To make up for all of it Jessica, Cayla, Andreas and I went to a cafe afterwards and had some wine spritzers and gelato! And as if that weren't enough, there were tons of crazy german soccer fans running around Stephansplatz drink with their shirts off yelling victoriously. It was quite the scene, and they say Americans are the loud ones! Definitely not the case tonight haha :)
Just a side note, I know I said that I probably would never get used to the staring, well I lied. I find it kind of fun actually and I made it into a little bit of a game:) Instead of just avoiding the eyes of Austrians, I stare back! It is a little weird at first but I think its fun and I like to wait and see who can hod a stare the longest! You do need to be careful though. I quicky learned that there are just some people you DO NOT want to make eye contact with, and if its a guy (and youre a girl of course) who smiles and looks like hes about to approach you (and you dont want to be approached), THAT would be a good time to look away ;)
Alrighty well Im so glad I got the chance to catch you al up! Hope you enjoy reading these and there will be plenty more to come! It hasnt even been a full week and I feel already like so much has happened so Im just itching to see what else comes my way!
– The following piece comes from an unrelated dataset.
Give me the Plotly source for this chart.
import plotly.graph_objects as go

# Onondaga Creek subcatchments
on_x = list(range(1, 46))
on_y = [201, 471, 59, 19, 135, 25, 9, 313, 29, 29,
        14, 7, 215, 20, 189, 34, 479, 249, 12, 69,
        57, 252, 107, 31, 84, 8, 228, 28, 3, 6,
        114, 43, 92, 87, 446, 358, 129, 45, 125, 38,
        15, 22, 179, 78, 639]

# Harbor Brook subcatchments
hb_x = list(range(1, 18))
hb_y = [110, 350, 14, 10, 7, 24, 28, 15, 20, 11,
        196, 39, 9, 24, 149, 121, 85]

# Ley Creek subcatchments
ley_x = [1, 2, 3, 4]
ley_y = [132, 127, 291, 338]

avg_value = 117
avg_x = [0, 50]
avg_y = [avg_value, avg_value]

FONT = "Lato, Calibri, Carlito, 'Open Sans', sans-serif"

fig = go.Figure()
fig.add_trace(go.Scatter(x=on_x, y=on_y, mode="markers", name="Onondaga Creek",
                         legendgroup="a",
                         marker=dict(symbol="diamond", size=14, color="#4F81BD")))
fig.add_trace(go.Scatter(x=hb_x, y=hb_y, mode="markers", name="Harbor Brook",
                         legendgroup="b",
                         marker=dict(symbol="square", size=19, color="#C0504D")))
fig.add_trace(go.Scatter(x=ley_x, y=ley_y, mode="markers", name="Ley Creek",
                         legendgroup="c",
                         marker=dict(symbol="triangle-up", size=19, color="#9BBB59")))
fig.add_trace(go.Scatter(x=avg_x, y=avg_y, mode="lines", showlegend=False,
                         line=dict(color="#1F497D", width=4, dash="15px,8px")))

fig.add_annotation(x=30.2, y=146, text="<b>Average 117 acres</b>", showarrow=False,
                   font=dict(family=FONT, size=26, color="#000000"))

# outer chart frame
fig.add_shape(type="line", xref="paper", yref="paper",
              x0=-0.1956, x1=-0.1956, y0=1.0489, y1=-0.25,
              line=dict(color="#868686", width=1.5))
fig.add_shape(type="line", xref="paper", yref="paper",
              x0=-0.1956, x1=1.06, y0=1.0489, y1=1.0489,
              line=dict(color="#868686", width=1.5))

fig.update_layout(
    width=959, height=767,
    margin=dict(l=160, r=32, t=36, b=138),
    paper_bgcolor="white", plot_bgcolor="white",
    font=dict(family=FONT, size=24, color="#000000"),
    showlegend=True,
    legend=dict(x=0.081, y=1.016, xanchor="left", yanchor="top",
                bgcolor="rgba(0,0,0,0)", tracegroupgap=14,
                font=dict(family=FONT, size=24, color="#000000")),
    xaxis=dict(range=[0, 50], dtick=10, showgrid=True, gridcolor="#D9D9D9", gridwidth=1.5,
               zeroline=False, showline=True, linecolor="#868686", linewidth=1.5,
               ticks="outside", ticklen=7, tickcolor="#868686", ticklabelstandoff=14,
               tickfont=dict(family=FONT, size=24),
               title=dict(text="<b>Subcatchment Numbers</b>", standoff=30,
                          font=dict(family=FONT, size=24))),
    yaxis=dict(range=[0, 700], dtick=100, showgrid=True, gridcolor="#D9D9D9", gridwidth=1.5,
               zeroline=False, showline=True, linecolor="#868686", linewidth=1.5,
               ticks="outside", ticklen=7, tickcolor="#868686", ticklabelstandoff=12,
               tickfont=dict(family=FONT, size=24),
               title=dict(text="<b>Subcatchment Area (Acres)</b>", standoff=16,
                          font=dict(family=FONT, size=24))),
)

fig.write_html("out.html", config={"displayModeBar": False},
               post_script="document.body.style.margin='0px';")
Auf Weidersein, Gute Nacht!
Sunday, June 20, 2010
I finally made it back after an hour and 30mins of walking and my friend Andreas called me to get together with him and a few other girls from the program in Stephansplatz. This is a very busy area of the city and very tourist-y but it was nice to sit out in the middle of the square with my first frankfurter (hot dogs with a slice of bread and dijon honey mustard) and bottle of beer! It is so weird to be allowed to drink alcohol here, and in public, too! I do not plan on abusing this privelage but it is another way of experiencing the Viennese culture. Besides, people here don't use alcohol as a way to get wasted (in most cases), but see it as a social thing to do. I actually agree more with the European policy on alcohol than I do the United States'. The drinking age starts at 16 and the driving age starts at 18. The reasoning behind this is that by the time drinkers reach driving age, they will be over the "getting wasted" stage and driving drunk becomes a lot less common here than it is in America. In addition, if someone here gets caught driving intoxicated, their drivers lisence is revoked for life. I say that would solve a lot of problems with deaths due to drunk driving in the United States.
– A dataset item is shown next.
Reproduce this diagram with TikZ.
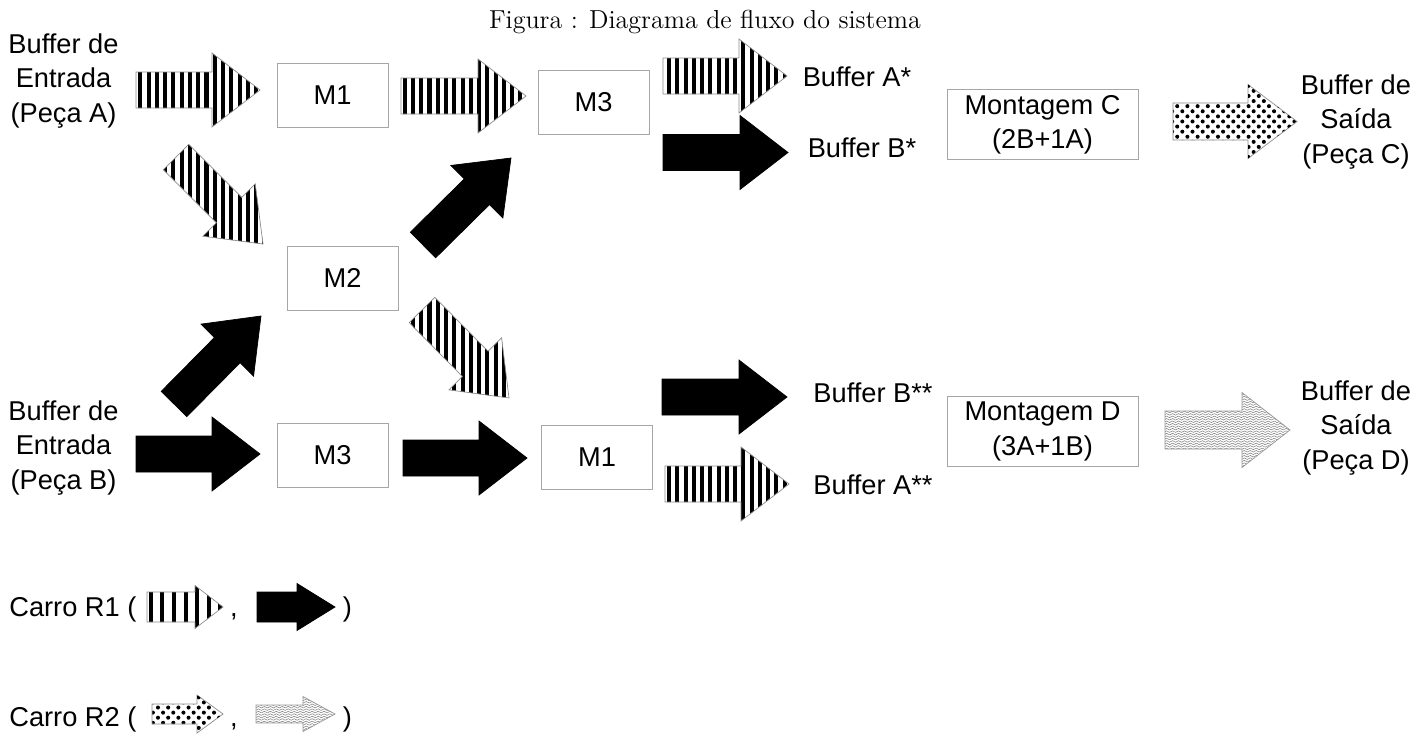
\documentclass[tikz,border=0pt]{standalone}
\usepackage{fontspec}
\setsansfont{Liberation Sans}
\usetikzlibrary{calc,patterns,patterns.meta}

% fine horizontal waves for the second carrier
\pgfdeclarepatternformonly{wavelines}{\pgfqpoint{-0.2pt}{-0.2pt}}{\pgfqpoint{3.6pt}{1.6pt}}{\pgfqpoint{3.4pt}{1.4pt}}{%
  \pgfsetlinewidth{0.3pt}
  \pgfpathmoveto{\pgfqpoint{0pt}{0.7pt}}
  \pgfpathcurveto{\pgfqpoint{0.57pt}{1.3pt}}{\pgfqpoint{1.13pt}{1.3pt}}{\pgfqpoint{1.7pt}{0.7pt}}
  \pgfpathcurveto{\pgfqpoint{2.27pt}{0.1pt}}{\pgfqpoint{2.83pt}{0.1pt}}{\pgfqpoint{3.4pt}{0.7pt}}
  \pgfusepath{stroke}}

% block arrow: style, tail, tip, half body, half head, head length
\newcommand{\fatarrow}[6]{%
  \coordinate (neck) at ($(#3)!#6!(#2)$);
  \path[#1] ($(#2)!#4!90:(#3)$) -- ($(neck)!#4!90:(#3)$) -- ($(neck)!#5!90:(#3)$) -- (#3)
    -- ($(neck)!#5!-90:(#3)$) -- ($(neck)!#4!-90:(#3)$) -- ($(#2)!#4!-90:(#3)$) -- cycle;
}

\tikzset{
  every node/.style={font=\sffamily\fontsize{15.5}{19.5}\selectfont},
  machine/.style={draw=black!35, line width=0.5pt, minimum width=2.22cm, minimum height=1.28cm},
  assembly/.style={machine, minimum width=3.82cm, minimum height=1.3cm, align=center},
  store/.style={align=center},
  flowA/.style={draw=black!45, line width=0.4pt, pattern={Lines[angle=90,distance=#1,line width=2.3pt]}},
  flowA/.default=4.7pt,
  flowB/.style={fill=black, draw=black, line width=0.4pt},
  flowC/.style={draw=black!45, line width=0.4pt, pattern={Dots[distance=5.8pt,radius=1.15pt]},
    postaction={pattern={Dots[distance=5.8pt,radius=1.15pt,xshift=2.9pt,yshift=2.9pt]}}},
  flowD/.style={draw=black!40, line width=0.4pt, pattern=wavelines, pattern color=black!50}
}

\begin{document}
\begin{tikzpicture}
  \useasboundingbox (0,0) rectangle (28.4,-14.66);
  \node[font=\rmfamily\fontsize{14.8}{17}\selectfont] (title) at (14.1,-0.45) {Figura : Diagrama de fluxo do sistema};

  % buffers de entrada e saida
  \node[store] (inA) at (1.27,-1.62) {Buffer de\\Entrada\\(Peça A)};
  \node[store] (inB) at (1.27,-8.96) {Buffer de\\Entrada\\(Peça B)};
  \node[store] (outC) at (27.12,-2.44) {Buffer de\\Saída\\(Peça C)};
  \node[store] (outD) at (27.12,-8.56) {Buffer de\\Saída\\(Peça D)};

  % maquinas
  \node[machine] (m1a) at (6.65,-1.9) {M1};
  \node[machine] (m3a) at (11.87,-2.05) {M3};
  \node[machine] (m2) at (6.85,-5.56) {M2};
  \node[machine] (m3b) at (6.65,-9.1) {M3};
  \node[machine] (m1b) at (11.94,-9.14) {M1};
  \node[assembly] (mc) at (20.85,-2.49) {Montagem C\\(2B+1A)};
  \node[assembly] (md) at (20.85,-8.63) {Montagem D\\(3A+1B)};

  % buffers intermediarios
  \node (bA1) at (17.14,-1.54) {Buffer A*};
  \node (bB1) at (17.24,-2.96) {Buffer B*};
  \node (bB2) at (17.46,-7.86) {Buffer B**};
  \node (bA2) at (17.46,-9.7) {Buffer A**};

  % pontas das setas
  \coordinate (a1s) at (2.72,-1.8);  \coordinate (a1e) at (5.2,-1.8);
  \coordinate (a2s) at (8.02,-1.92); \coordinate (a2e) at (10.52,-1.92);
  \coordinate (a3s) at (3.52,-3.14); \coordinate (a3e) at (5.26,-4.88);
  \coordinate (a4s) at (8.44,-6.2);  \coordinate (a4e) at (10.18,-7.96);
  \coordinate (a5s) at (13.26,-1.52); \coordinate (a5e) at (15.74,-1.52);
  \coordinate (a6s) at (13.3,-9.68); \coordinate (a6e) at (15.78,-9.68);
  \coordinate (b1s) at (2.72,-9.08); \coordinate (b1e) at (5.2,-9.08);
  \coordinate (b2s) at (8.06,-9.16); \coordinate (b2e) at (10.54,-9.16);
  \coordinate (b3s) at (3.48,-8.08); \coordinate (b3e) at (5.22,-6.32);
  \coordinate (b4s) at (8.46,-4.9);  \coordinate (b4e) at (10.22,-3.16);
  \coordinate (b5s) at (13.26,-3.05); \coordinate (b5e) at (15.76,-3.05);
  \coordinate (b6s) at (13.24,-7.94); \coordinate (b6e) at (15.74,-7.94);
  \coordinate (cs) at (23.46,-2.43); \coordinate (ce) at (25.94,-2.43);
  \coordinate (ds) at (23.3,-8.6);   \coordinate (de) at (25.8,-8.6);

  % carro R1: peca A (listras) e peca B (preto)
  \fatarrow{flowA}{a1s}{a1e}{0.36cm}{0.74cm}{0.96cm}
  \fatarrow{flowA}{a2s}{a2e}{0.36cm}{0.74cm}{0.96cm}
  \fatarrow{flowA}{a3s}{a3e}{0.36cm}{0.74cm}{0.96cm}
  \fatarrow{flowA}{a4s}{a4e}{0.36cm}{0.74cm}{0.96cm}
  \fatarrow{flowA}{a5s}{a5e}{0.36cm}{0.74cm}{0.96cm}
  \fatarrow{flowA}{a6s}{a6e}{0.36cm}{0.74cm}{0.96cm}
  \fatarrow{flowB}{b1s}{b1e}{0.36cm}{0.74cm}{0.96cm}
  \fatarrow{flowB}{b2s}{b2e}{0.36cm}{0.74cm}{0.96cm}
  \fatarrow{flowB}{b3s}{b3e}{0.36cm}{0.74cm}{0.96cm}
  \fatarrow{flowB}{b4s}{b4e}{0.36cm}{0.74cm}{0.96cm}
  \fatarrow{flowB}{b5s}{b5e}{0.36cm}{0.74cm}{0.96cm}
  \fatarrow{flowB}{b6s}{b6e}{0.36cm}{0.74cm}{0.96cm}
  % carro R2: pecas C e D
  \fatarrow{flowC}{cs}{ce}{0.37cm}{0.74cm}{0.98cm}
  \fatarrow{flowD}{ds}{de}{0.38cm}{0.75cm}{0.96cm}

  % legenda
  \node[anchor=base west, inner sep=0pt] (r1) at (0.18,-12.32) {Carro R1 (};
  \node[anchor=base, inner sep=0pt] (r1sep) at (4.68,-12.32) {,};
  \node[anchor=base, inner sep=0pt] (r1end) at (6.95,-12.32) {)};
  \coordinate (l1s) at (2.94,-12.14); \coordinate (l1e) at (4.46,-12.14);
  \coordinate (l2s) at (5.14,-12.14); \coordinate (l2e) at (6.7,-12.14);
  \fatarrow{flowA=6.6pt}{l1s}{l1e}{0.3cm}{0.43cm}{0.56cm}
  \fatarrow{flowB}{l2s}{l2e}{0.3cm}{0.47cm}{0.76cm}

  \node[anchor=base west, inner sep=0pt] (r2) at (0.18,-14.52) {Carro R2 (};
  \node[anchor=base, inner sep=0pt] (r2sep) at (4.68,-14.52) {,};
  \node[anchor=base, inner sep=0pt] (r2end) at (6.95,-14.52) {)};
  \coordinate (l3s) at (3.04,-14.28); \coordinate (l3e) at (4.46,-14.28);
  \coordinate (l4s) at (5.12,-14.28); \coordinate (l4e) at (6.7,-14.28);
  \fatarrow{flowC}{l3s}{l3e}{0.2cm}{0.38cm}{0.52cm}
  \fatarrow{flowD}{l4s}{l4e}{0.18cm}{0.35cm}{0.64cm}
\end{tikzpicture}
\end{document}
Back on track here. As we were walking around Stephansplatz, there were a good handful of musicians on the street including a cellist!!This was quite the treat as he was playing some Vivaldi Sonatas with a recorded accompinament. I must say this guy was amazing! Its not very often (specially in the US) that you find street musicians at this level, his sound just made my heart melt! I think I was more consumed by the fact that I wanted to play his cello really REALLY badly! On top of it just having a gorgeous sound I haven't been able to practice the past couple days (due to not having my cello yet of course!) and it's been driving me nuts! I hope I don't suck by the time I have my lesson on Tuesday :)
Anyways, after having some authentic tirimisu from an Italian cafe on an outdoor patio, I headed back home and had a few good laughs with my host parents. They are a hoot! It's so nice to come back from an area with people who won't even so much as smile at you, to people you can just have a good time with :)
That was my day today, pretty laid back but I am super excited to start classes tomorrow!